Если культура лицевых урн представляла собою «ядро» складывающегося народа, то можно допустить, что первоначальный германский его компонент в «этническом состязании» был размыт местной этнокультурной основой; возможно, с этого времени этноним венеты/венеды, ассоциирующийся с лужицкой культурой прежде всего, наследуется ее преемниками и одновременно получает более широкое распространение и значение: топонимия vend- (Vendsissel, Vendel) выявляется от Ютландии до Уппланда, в основном ареале — наследована вандалами (лутиями) первых веков, но с носителями «культур поморского круга» распространяется и далее на восток, где «между германцами, сарматами и феннами» помещает своих венедов I в. н. э. Корнелий Тацит (Тацит, Германия, 46).
Именно туда, на восток направлена экспансия части поморского и ясторфского населения (губинской группы ясторфской культуры), формирующая новую, самую восточную из «латенизированных культур» железного века, зарубинецкую культуру полей погребений, которая сыграла значительную роль в славянском этногенезе (Щукин 1994: 107–136, 227–243; Еременко 1997: 87–165). Наиболее корректна идентификация этой культуры с бастарнами (певкинами Тацита). Распространение зарубинецкой культуры в обширном ареале, несколькими группами — от Полесья до Подесенья и Молдавии (группа Поянешты-Лукашевка), ее взаимодействия с германскими и сарматскими группами привели к глубоким изменениям в мире протославянобалтских культур «лесной зоны Восточной Европы». В «постзарубинецкое время» (III–IV вв. н. э.) можно проследить форсированное развитие и экспансию, по крайней мере, южной части населения этих культур, в результате формирующих, видимо, исходную для последующих раннеславянских «культуру киевского типа», синхронную Черняховской культуре полей погребений, но, в отличие от нее, переходящую в «достоверно славянские» культуры — пражско-корчакскую, пеньковскую и колочинскую, причем две последние осложнены воздействием степных тюркских (болгарских) и иранских (аланских) народов и культур, а пражско-корчакская позволяет отчетливее других проследить, после эпохи Великого переселения народов V–VI вв., последовательное распространение славянского этноса и культуры по всему основному его европейскому ареалу от Адриатики до Балтики (Шевченко 2002: 120–152, ср. Лебедев 1989: 105–115).
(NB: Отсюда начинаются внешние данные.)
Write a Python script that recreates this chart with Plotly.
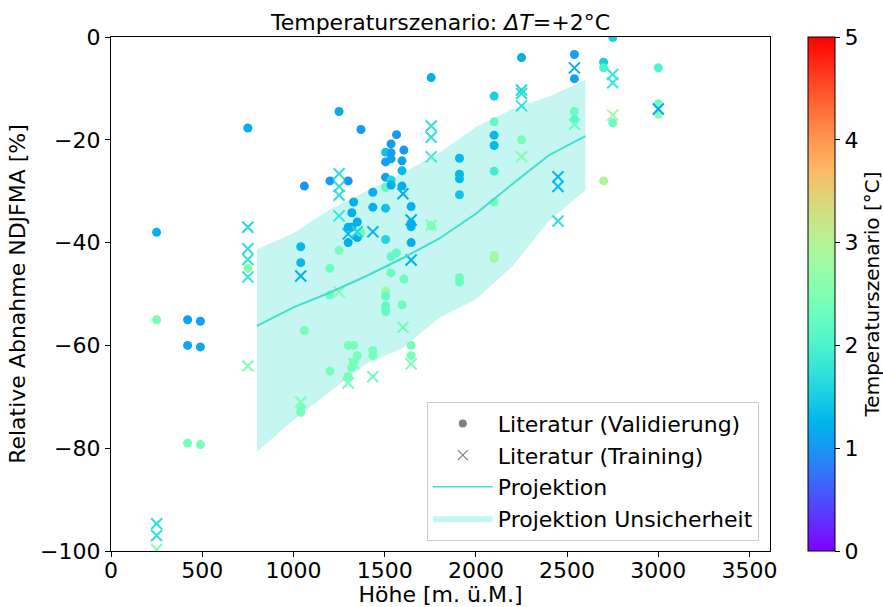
import math
import plotly.graph_objects as go

# ---------------- data ----------------
val_x = [250, 250, 420, 490, 420, 490, 420, 490, 750, 750,
         1060, 1040, 1040, 1060, 1040, 1040,
         1200, 1250, 1300, 1250, 1200, 1200, 1200, 1300, 1330, 1300,
         1370, 1565, 1535, 1605, 1505, 1535, 1535, 1505, 1595, 1595, 1505, 1535, 1505,
         1535, 1595, 1435, 1330, 1435, 1505, 1645, 1320, 1350, 1300, 1320, 1350, 1300,
         1370, 1505, 1645, 1645, 1645,
         1535, 1565, 1535, 1605, 1505, 1505, 1505, 1505, 1595,
         1435, 1435, 1350, 1330, 1320, 1645, 1645,
         1755, 1755, 1910, 1910, 1910, 1910, 1910, 1910,
         2100, 2100, 2100, 2100, 2100, 2100, 2100, 2100,
         2250, 2250, 2540, 2540, 2540, 2540,
         2700, 2700, 2700, 2750, 2750, 3000, 3000, 3000]
val_y = [-38, -55, -55, -55.3, -60, -60.3, -79, -79.3, -17.7, -45,
         -29, -40.8, -43.9, -57.1, -72, -73,
         -28, -14.5, -28, -41.5, -45, -50.2, -65, -60, -60, -66,
         -18, -19, -20.8, -22, -22.4, -22.5, -23.7, -24.3, -24.1, -26, -27.3, -27.8, -29.3,
         -28.8, -29, -30.2, -32.1, -33.1, -33.3, -33, -34.2, -36, -37, -37, -39, -40,
         -38, -39.4, -36.2, -36.9, -40,
         -42.7, -42, -45.9, -47.1, -49.4, -50.4, -52.3, -53.4, -52.1,
         -61, -62, -62, -63.2, -64.3, -60, -62,
         -7.9, -36.7, -23.6, -26.7, -27.6, -30.7, -46.8, -47.7,
         -11.5, -16.5, -19.1, -21.1, -26.1, -32.1, -42.5, -43.1,
         -4, -20, -3.4, -8.1, -14.5, -16.1,
         -4.9, -6, -28, -0.1, -16.7, -6, -13, -15]
val_t = [1.2, 2.4, 1.1, 1.1, 1.15, 1.15, 2.4, 2.4, 1.2, 2.6,
         1.0, 1.3, 1.3, 2.4, 2.4, 2.4,
         1.1, 1.15, 1.0, 2.4, 2.3, 2.3, 2.4, 2.4, 2.4, 2.4,
         1.05, 1.0, 1.05, 1.0, 1.4, 1.1, 1.1, 1.1, 1.1, 1.3, 1.1, 1.6, 2.2,
         1.2, 1.2, 1.2, 1.2, 1.2, 1.4, 1.2, 1.2, 1.2, 1.2, 1.2, 1.2, 1.2,
         2.3, 1.6, 1.2, 1.2, 1.2,
         2.2, 2.2, 2.3, 2.3, 2.8, 2.2, 2.2, 2.2, 2.3,
         2.4, 2.4, 2.4, 2.4, 2.4, 2.4, 2.4,
         1.2, 2.4, 1.3, 1.3, 1.3, 1.4, 2.3, 2.3,
         1.5, 2.2, 1.3, 1.3, 1.9, 2.3, 2.8, 2.8,
         1.2, 2.4, 1.1, 1.1, 2.3, 2.1,
         1.5, 2.0, 3.0, 1.5, 2.3, 2.0, 2.3, 2.5]

train_x = [250, 250, 250, 750, 750, 750, 750, 750, 1040, 1040,
           1250, 1250, 1250, 1250, 1250, 1300, 1350, 1435, 1600, 1645, 1645,
           1600, 1645, 1300, 1435, 1330,
           1755, 1755, 1755, 1755, 2250, 2250, 2250, 2250,
           2450, 2450, 2450, 2540, 2540, 2750, 2750, 2750, 3000]
train_y = [-94.7, -97, -99.7, -37, -41.2, -43.3, -46.7, -64, -46.5, -71,
           -26.6, -29.1, -30.8, -34.8, -49.6, -38.3, -37.9, -37.9, -30.5, -35.6, -43.4,
           -56.5, -63.6, -67.3, -66.1, -63.5,
           -17.3, -19.5, -23.3, -36.6, -10.3, -11, -13.4, -23.3,
           -27.2, -29.1, -35.8, -6, -17, -7.3, -8.9, -15.2, -14]
train_t = [1.7, 1.7, 2.5, 1.6, 1.7, 1.7, 1.8, 2.5, 1.2, 2.5,
           1.7, 1.7, 1.7, 1.8, 2.5, 1.3, 1.6, 1.3, 1.2, 1.2, 1.2,
           2.3, 2.4, 2.4, 2.4, 2.4,
           1.7, 1.7, 1.9, 2.5, 1.6, 1.7, 1.7, 2.5,
           1.3, 1.3, 1.7, 1.2, 2.3, 1.8, 1.8, 2.7, 1.1]

proj_x = [800, 1000, 1200, 1400, 1600, 1800, 2000, 2200, 2400, 2600]
proj_mid = [-56.2, -52.6, -49.7, -46.5, -43.0, -39.2, -34.4, -28.6, -23.0, -19.3]
proj_hi = [-41.3, -38.2, -33.5, -30.0, -26.5, -22.5, -17.5, -14.0, -11.6, -8.4]
proj_lo = [-80.7, -74.5, -69.0, -63.5, -60.5, -54.6, -51.0, -44.6, -35.8, -29.8]

# ------------- matplotlib 'rainbow' colorscale -------------
def rainbow(t):
    r = min(1.0, abs(2 * t - 0.5))
    g = math.sin(math.pi * t)
    b = math.cos(math.pi / 2 * t)
    return "rgb(%d,%d,%d)" % (round(r * 255), round(g * 255), round(max(b, 0) * 255))

cscale = [[i / 20, rainbow(i / 20)] for i in range(21)]

FONT = "DejaVu Sans"
FS = 22
TURQ = "#40E0D0"

fig = go.Figure()

# uncertainty band
fig.add_trace(go.Scatter(
    x=proj_x + proj_x[::-1], y=proj_hi + proj_lo[::-1],
    fill="toself", fillcolor="rgba(64,224,208,0.3)", line=dict(width=0),
    mode="lines", hoverinfo="skip", showlegend=False))

# validation points
fig.add_trace(go.Scatter(
    x=val_x, y=val_y, mode="markers", showlegend=False,
    marker=dict(symbol="circle", size=9, color=val_t, coloraxis="coloraxis",
                line=dict(width=0))))

# training points
fig.add_trace(go.Scatter(
    x=train_x, y=train_y, mode="markers", showlegend=False,
    marker=dict(symbol="x-thin", size=11,
                line=dict(width=2, color=train_t, coloraxis="coloraxis"))))

# projection line
fig.add_trace(go.Scatter(
    x=proj_x, y=proj_mid, mode="lines", showlegend=False,
    line=dict(color=TURQ, width=2)))

# legend entries
fig.add_trace(go.Scatter(x=[None], y=[None], mode="markers", name="Literatur (Validierung)",
                         marker=dict(symbol="circle", size=8, color="grey")))
fig.add_trace(go.Scatter(x=[None], y=[None], mode="markers", name="Literatur (Training)",
                         marker=dict(symbol="x-thin", size=10, line=dict(width=1.2, color="grey"))))
fig.add_trace(go.Scatter(x=[None], y=[None], mode="lines", name="Projektion",
                         line=dict(color=TURQ, width=1.5)))
fig.add_trace(go.Scatter(x=[None], y=[None], mode="lines", name="Projektion Unsicherheit",
                         fill="toself", fillcolor="rgba(64,224,208,0.3)", line=dict(width=0)))

axis_common = dict(showgrid=False, zeroline=False, showline=True, linecolor="black",
                   linewidth=1.2, mirror=True, ticks="outside", ticklen=5, tickwidth=1.2,
                   tickcolor="black", tickfont=dict(size=FS, color="black", family=FONT))

fig.update_layout(
    width=883, height=607,
    margin=dict(l=111, r=113, t=37, b=56, autoexpand=False),
    paper_bgcolor="white", plot_bgcolor="white",
    font=dict(family=FONT, size=FS, color="black"),
    title=dict(text="Temperaturszenario: <i>ΔT</i>=+2°C", x=0.5, xref="paper", xanchor="center",
               y=1, yref="paper", yanchor="bottom", pad=dict(b=7),
               font=dict(size=FS, family=FONT, color="black")),
    xaxis=dict(range=[0, 3612], tickvals=[0, 500, 1000, 1500, 2000, 2500, 3000, 3500],
               ticklabelstandoff=-6,
               title=dict(text="Höhe [m. ü.M.]", standoff=6, font=dict(size=FS)), **axis_common),
    yaxis=dict(range=[-100, 0], tickvals=[-100, -80, -60, -40, -20, 0],
               title=dict(text="Relative Abnahme NDJFMA [%]", standoff=8, font=dict(size=FS)),
               **axis_common),
    coloraxis=dict(colorscale=cscale, cmin=0, cmax=5,
                   colorbar=dict(x=1.0577, xanchor="left", xref="paper", y=0.5, yanchor="middle",
                                 len=1, lenmode="fraction", thickness=27, xpad=0, ypad=0,
                                 outlinewidth=1, outlinecolor="black",
                                 ticks="outside", ticklen=5, tickcolor="black",
                                 tickvals=[0, 1, 2, 3, 4, 5],
                                 tickfont=dict(size=FS, family=FONT, color="black"),
                                 title=dict(text="Temperaturszenario [°C]", side="right",
                                            font=dict(size=20, family=FONT, color="black")))),
    legend=dict(x=0.983, xanchor="right", y=0.02, yanchor="bottom",
                bgcolor="rgba(255,255,255,0.8)", bordercolor="#cccccc", borderwidth=1,
                font=dict(size=FS, family=FONT, color="black"), itemwidth=60),
)

fig.write_html("out.html", post_script="document.body.style.margin='0px';",
               config={"displayModeBar": False})
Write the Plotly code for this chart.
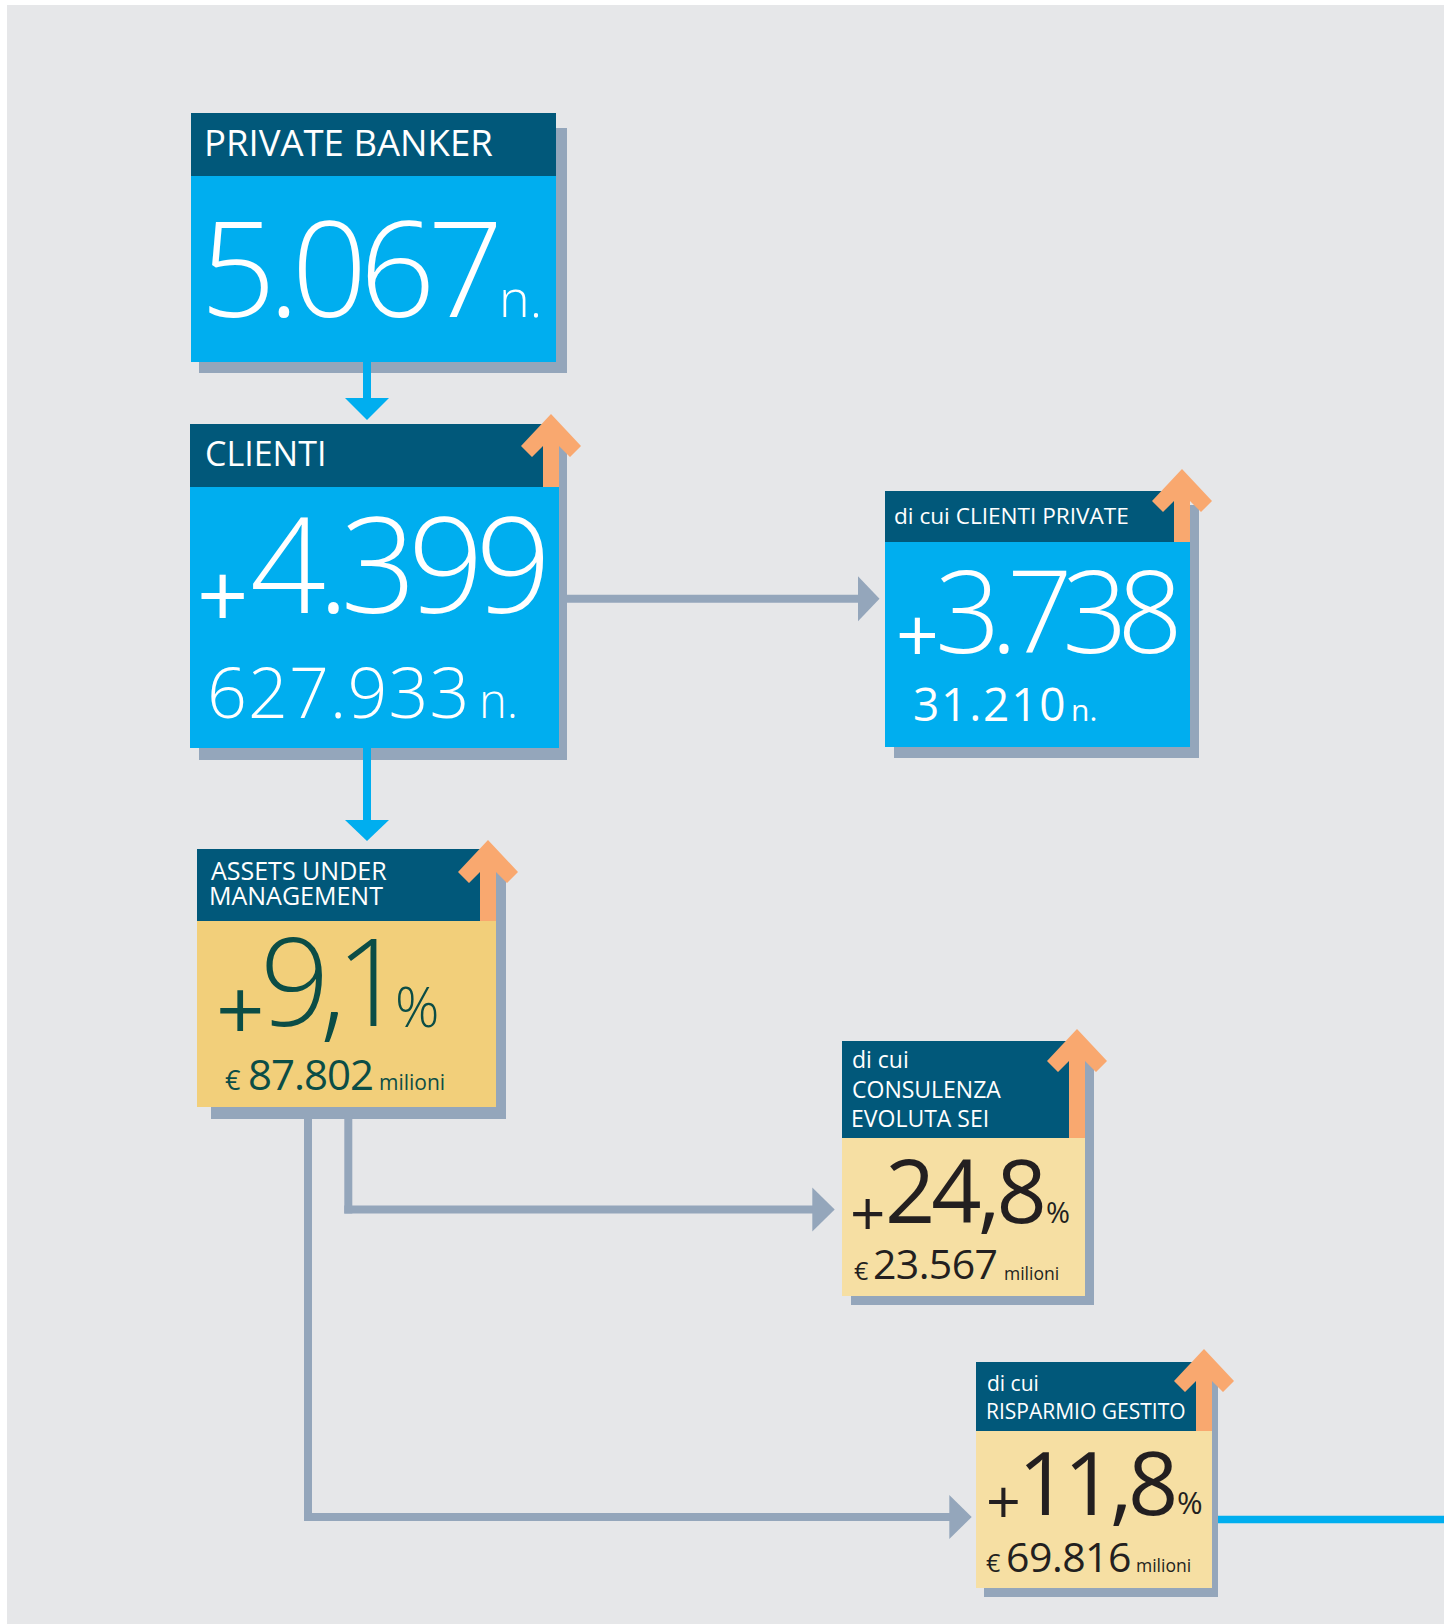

Восточное Поморье и Нижнее Повисленье, исходные для поморской культуры лицевых урн VII–VI вв. до н. э., четыре-пять столетий спустя вновь становятся «плацдармом» для новых групп северных мигрантов и очагом формирования культур, маркирующих широкую волну германских миграций от Балтики до Черного моря. Оксывская культура предримского времени в Нижнем Повисленье, с многочисленными грунтовыми могильниками, каменными кругами и стелами (bautastenar), господством обряда сожжения, германской керамикой, связана прежде всего с Южной Скандинавией. Вполне правомерно отождествить ее с готонами Тацита, прямыми предшественниками или первой волною готов. Основой ареал поморской культуры занимает сложившаяся на основе и синхронно с оксывской пшеворская культура, в позднем предримском времени распространяющаяся по всей территории Польши, а затем и далее на восток и на запад, от Эльбы до Полесья. Типичная для германских культур римского времени, пшеворская в I в. до н. э. — V в. н. э. широко представлена грунтовыми могильниками, ямными (безурновыми) сожжениями с оружием, устойчивым набором украшений (женских, включающих три фибулы, две парных наплечных и третью нагрудную; в мужском уборе одна фибула — застежка плаща). Гончарный набор «культуры мисок» составляет разнообразная «латеноидная» керамика, выработанная под кельтским воздействием и вписывающаяся в обширный керамический ассортимент германских культур позднего предримского времени. При возможной этнической неоднородности в разных частях пшеворского ареала, в целом культура характеризует, прежде всего, германский союз племен, известных как лугии (вандалы) и бургунды. Новый этнополитический организм в Средней Европе зарождается начиная с появления в период между 230-ми и 160-ми годами до н. э. «небольших групп выходцев с севера Дании и с о. Борнхольм» (Щукин 1994: 106).